ATTENTES DE LA VIE PROFESSIONNELLE
La vie professionnelle est l’occasion d’actions avec d’autres, dans un ensemble soumis à des règles.
Les rôles sont distribués ; chacun agit, mettant en œuvre ses compétences avec le souci de voir rémunéré son travail, reconnue sa fonction, garantie son autonomie, préservée sa place, respecté son honneur.
Ces attentes sont d’autant plus grandes que l’investissement dans le rôle professionnel est fort.
Tout y pousse aujourd’hui.
La peur de perdre son emploi, renforcée par le climat d’anxiété généré dans les entreprises par la compétition économique, incite au surinvestissement de soi, de son identité, de son temps de son énergie.
Tout déni de reconnaissance ne peut être vécu que comme une négation de soi, sans remède, sans possibilité de compensation, puisque, largement investi dans son métier, il y a des chances que l’on ne soit plus grand-chose ailleurs.
Cette forme d’humiliation est de plus en plus courante.

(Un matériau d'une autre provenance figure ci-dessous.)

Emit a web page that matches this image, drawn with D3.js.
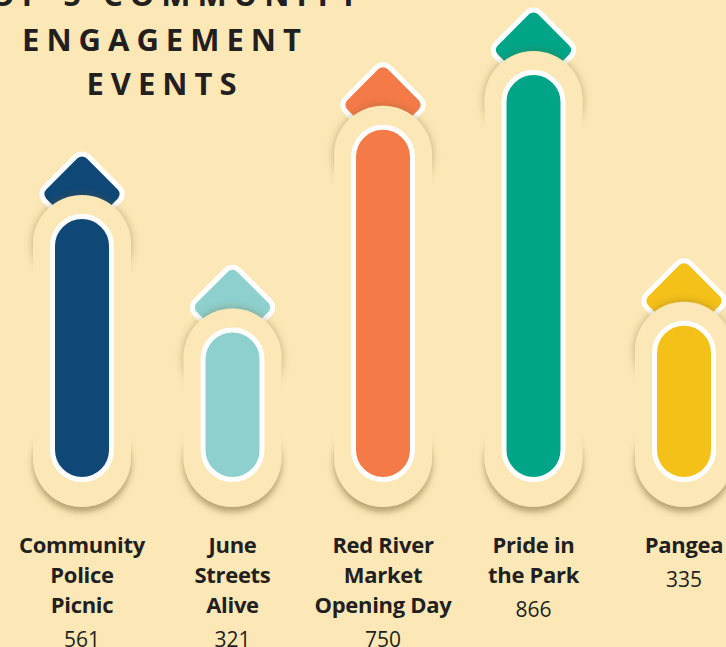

Elle est le corollaire du pouvoir que chacun est susceptible d’exercer sur les autres en fonction de la place qu’il occupe dans l’action organisée, cela à partir du moment où il se sert de ce pouvoir comme moyen de s’assurer de soi et de renforcer une identité fragile.
Comment s’en sortir ?
La vie professionnelle doit devenir un apprentissage quotidien qu’il y a toujours un au-delà de son savoir, un au-delà de sa maîtrise.

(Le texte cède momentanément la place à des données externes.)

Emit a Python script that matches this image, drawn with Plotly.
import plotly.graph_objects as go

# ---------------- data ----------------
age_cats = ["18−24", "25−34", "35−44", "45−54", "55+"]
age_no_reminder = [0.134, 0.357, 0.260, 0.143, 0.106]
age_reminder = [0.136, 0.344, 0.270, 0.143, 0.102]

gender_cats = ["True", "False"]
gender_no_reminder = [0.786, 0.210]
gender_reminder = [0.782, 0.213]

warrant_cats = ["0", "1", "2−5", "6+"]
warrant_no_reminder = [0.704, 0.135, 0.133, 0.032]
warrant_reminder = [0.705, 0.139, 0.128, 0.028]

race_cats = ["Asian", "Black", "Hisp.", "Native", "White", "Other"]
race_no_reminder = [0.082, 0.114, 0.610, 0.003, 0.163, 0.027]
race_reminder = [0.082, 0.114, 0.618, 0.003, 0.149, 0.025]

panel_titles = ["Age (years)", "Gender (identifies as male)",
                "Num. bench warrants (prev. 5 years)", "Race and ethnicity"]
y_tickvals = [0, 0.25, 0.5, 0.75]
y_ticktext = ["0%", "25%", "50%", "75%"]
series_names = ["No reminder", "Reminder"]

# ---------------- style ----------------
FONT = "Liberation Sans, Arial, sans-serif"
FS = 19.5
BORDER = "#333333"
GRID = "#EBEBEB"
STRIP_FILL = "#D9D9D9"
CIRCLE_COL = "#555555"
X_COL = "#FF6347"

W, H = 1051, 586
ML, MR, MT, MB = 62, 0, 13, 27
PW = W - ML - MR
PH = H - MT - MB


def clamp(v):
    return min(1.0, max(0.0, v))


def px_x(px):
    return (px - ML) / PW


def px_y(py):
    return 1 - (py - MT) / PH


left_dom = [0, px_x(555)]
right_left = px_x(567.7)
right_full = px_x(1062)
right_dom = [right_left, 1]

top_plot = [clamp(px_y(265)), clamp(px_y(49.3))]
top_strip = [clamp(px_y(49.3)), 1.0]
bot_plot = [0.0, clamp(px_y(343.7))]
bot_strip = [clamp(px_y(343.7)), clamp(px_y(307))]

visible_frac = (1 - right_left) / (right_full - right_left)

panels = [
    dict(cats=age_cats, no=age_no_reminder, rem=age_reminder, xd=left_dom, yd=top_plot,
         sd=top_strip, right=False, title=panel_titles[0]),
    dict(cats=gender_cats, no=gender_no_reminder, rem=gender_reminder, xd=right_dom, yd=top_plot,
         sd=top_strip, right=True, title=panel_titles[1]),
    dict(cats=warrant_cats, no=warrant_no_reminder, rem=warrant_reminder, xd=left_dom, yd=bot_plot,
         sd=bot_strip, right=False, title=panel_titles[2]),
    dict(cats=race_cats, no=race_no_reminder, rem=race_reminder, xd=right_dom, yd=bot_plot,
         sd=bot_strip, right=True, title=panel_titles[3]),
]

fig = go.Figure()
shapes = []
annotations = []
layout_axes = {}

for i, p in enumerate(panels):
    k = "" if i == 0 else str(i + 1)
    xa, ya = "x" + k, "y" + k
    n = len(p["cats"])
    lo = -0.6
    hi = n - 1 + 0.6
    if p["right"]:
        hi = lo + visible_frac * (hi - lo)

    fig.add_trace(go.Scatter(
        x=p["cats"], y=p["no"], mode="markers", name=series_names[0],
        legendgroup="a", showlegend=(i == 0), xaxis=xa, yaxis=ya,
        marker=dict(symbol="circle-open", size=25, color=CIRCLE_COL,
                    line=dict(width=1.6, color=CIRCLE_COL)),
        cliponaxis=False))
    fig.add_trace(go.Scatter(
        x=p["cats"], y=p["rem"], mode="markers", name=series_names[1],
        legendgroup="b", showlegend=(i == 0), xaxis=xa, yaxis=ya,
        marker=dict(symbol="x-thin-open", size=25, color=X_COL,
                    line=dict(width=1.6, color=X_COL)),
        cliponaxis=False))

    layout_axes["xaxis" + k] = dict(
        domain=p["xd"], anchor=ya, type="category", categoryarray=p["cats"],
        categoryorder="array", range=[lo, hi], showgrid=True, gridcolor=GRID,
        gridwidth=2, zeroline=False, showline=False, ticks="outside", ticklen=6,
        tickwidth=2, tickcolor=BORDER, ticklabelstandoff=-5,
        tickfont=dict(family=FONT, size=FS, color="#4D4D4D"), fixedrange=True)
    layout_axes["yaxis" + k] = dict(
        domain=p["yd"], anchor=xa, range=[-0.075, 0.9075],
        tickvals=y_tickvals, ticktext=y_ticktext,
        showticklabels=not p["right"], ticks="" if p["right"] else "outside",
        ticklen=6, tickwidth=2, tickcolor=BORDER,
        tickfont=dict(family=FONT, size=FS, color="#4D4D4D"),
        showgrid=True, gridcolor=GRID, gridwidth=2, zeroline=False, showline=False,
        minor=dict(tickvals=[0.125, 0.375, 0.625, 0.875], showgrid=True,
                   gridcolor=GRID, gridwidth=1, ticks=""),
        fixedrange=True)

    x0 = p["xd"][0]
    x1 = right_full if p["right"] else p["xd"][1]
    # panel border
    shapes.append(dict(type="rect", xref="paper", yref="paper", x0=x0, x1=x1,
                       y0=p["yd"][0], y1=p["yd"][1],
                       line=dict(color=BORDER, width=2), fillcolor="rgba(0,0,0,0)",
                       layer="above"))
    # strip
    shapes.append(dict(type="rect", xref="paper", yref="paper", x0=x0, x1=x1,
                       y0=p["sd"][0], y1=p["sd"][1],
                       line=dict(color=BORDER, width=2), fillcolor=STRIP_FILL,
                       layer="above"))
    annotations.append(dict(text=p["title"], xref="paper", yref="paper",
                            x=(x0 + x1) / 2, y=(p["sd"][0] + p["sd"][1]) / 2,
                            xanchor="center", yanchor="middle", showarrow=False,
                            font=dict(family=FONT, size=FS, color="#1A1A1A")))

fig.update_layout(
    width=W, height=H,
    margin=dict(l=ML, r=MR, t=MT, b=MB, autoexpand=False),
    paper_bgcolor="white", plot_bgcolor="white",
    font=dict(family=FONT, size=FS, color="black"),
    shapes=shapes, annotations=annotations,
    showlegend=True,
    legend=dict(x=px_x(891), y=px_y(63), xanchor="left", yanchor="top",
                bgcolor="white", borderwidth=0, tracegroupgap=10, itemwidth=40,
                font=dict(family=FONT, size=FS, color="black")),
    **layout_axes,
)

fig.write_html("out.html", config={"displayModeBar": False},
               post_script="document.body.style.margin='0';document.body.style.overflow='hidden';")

Mais, précisément, parce qu’elle est créatrice, elle tend aussi à se nourrir de l’orgueil de ses conquêtes et de la jouissance de son apparente puissance sur les choses.
Jusqu’à conduire, par mégalomanie, par idolâtrie, à de véritables catastrophes économiques et sociales.

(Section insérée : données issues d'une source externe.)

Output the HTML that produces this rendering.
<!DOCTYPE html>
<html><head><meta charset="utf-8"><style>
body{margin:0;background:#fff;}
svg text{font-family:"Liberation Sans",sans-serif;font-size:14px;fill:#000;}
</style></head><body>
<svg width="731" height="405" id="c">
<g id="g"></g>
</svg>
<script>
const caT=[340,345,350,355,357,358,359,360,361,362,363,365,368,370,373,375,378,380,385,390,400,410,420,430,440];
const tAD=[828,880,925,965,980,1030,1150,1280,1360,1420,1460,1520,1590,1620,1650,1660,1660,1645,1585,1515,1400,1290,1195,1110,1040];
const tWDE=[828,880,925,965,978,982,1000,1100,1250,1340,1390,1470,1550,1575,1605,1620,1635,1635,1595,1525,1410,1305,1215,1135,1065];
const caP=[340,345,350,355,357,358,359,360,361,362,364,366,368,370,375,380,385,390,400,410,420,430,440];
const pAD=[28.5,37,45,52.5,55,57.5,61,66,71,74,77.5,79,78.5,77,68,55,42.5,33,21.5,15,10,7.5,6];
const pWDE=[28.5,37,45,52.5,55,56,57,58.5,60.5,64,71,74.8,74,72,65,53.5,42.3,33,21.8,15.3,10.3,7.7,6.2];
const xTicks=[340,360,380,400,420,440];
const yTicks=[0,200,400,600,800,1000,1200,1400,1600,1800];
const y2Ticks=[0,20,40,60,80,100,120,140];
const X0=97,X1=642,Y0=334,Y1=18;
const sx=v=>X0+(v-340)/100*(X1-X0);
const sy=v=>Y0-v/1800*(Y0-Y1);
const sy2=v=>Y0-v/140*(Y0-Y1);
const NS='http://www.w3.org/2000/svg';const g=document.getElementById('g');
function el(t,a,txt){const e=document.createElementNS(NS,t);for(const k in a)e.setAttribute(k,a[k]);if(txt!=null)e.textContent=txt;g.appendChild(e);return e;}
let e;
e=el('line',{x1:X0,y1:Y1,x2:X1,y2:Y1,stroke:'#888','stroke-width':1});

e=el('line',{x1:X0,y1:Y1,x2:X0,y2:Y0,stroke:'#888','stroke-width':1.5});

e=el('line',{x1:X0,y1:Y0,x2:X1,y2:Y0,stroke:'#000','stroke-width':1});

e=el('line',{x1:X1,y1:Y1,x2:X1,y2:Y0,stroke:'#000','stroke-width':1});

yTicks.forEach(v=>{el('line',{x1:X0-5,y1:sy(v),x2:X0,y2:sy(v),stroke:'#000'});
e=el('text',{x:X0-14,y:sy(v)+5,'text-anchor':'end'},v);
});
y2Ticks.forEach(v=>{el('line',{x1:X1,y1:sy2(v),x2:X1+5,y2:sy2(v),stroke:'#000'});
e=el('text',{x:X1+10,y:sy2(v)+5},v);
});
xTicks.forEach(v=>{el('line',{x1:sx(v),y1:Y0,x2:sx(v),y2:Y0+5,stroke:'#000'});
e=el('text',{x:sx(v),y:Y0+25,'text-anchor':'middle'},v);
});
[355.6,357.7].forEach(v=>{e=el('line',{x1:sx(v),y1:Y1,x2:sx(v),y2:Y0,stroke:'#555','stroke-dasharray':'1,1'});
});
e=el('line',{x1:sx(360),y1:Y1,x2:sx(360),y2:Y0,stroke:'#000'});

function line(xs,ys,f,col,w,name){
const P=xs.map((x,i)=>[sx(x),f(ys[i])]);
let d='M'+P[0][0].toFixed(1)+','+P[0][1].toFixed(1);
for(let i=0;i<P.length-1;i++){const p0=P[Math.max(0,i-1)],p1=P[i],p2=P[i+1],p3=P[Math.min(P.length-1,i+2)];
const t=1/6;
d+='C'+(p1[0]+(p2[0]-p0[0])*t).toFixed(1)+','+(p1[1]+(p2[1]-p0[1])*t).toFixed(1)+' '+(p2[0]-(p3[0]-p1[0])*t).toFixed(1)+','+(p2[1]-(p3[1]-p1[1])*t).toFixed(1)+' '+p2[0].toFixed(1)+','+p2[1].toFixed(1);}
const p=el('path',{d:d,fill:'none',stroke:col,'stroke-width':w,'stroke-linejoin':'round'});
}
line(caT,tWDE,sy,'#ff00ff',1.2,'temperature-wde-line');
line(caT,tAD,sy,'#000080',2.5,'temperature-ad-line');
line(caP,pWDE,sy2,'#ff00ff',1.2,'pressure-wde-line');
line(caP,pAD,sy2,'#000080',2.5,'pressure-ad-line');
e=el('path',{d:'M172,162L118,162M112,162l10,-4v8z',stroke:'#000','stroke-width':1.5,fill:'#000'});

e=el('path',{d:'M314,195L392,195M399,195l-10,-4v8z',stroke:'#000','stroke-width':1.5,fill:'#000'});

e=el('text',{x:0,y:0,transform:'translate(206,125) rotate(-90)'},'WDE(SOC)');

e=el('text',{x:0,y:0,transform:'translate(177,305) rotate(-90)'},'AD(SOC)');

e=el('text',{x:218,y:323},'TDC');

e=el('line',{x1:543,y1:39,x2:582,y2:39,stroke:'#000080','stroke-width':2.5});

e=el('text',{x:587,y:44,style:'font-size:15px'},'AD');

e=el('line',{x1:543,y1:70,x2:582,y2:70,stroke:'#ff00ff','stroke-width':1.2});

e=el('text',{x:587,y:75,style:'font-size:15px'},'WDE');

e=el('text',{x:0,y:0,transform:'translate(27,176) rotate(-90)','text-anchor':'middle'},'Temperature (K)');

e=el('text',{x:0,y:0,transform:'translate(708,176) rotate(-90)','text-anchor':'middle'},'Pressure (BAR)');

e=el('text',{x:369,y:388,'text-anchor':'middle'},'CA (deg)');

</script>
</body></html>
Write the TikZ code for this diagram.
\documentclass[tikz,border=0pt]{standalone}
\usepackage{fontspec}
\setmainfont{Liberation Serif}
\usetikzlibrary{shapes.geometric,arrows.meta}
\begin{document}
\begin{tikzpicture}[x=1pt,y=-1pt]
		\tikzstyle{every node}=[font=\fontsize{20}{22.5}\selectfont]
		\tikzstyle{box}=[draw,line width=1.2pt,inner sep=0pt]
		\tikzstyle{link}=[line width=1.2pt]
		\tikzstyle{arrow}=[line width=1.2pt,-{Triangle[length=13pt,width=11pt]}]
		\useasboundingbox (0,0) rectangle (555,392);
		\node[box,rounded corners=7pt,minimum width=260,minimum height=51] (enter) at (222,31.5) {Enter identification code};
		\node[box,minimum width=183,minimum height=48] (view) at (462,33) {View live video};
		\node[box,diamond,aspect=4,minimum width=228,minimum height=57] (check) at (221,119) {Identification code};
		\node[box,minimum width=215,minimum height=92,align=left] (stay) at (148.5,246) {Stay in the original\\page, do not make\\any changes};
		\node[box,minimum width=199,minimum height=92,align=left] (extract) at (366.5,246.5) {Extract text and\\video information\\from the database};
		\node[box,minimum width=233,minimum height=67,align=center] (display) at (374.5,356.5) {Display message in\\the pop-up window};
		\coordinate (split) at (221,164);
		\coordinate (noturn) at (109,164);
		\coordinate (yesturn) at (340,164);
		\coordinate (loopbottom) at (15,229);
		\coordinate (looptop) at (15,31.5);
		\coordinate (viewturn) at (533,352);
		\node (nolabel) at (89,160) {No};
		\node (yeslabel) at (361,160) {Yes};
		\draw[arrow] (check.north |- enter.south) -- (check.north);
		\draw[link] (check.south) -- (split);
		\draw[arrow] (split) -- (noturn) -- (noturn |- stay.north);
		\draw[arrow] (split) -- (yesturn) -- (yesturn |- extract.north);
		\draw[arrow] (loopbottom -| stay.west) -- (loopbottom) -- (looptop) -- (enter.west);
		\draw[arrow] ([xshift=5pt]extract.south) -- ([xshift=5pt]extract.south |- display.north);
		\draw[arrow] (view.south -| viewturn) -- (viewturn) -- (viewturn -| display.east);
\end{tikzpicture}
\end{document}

Car l’orgueil pousse à dénier toute possibilité d’existence à ce qu’on ignore encore, y compris cette forme de soi qui n’est pas encore advenue.
Peut-être saura-t-on faire plus, mais ni mieux ni autrement.
L’orgueil est crispation sur ce que l’on sait de soi, autant sous la forme d’une confiance exclusive en ses propres forces, que sous la forme d’un lâche consentement devant sa propre faiblesse.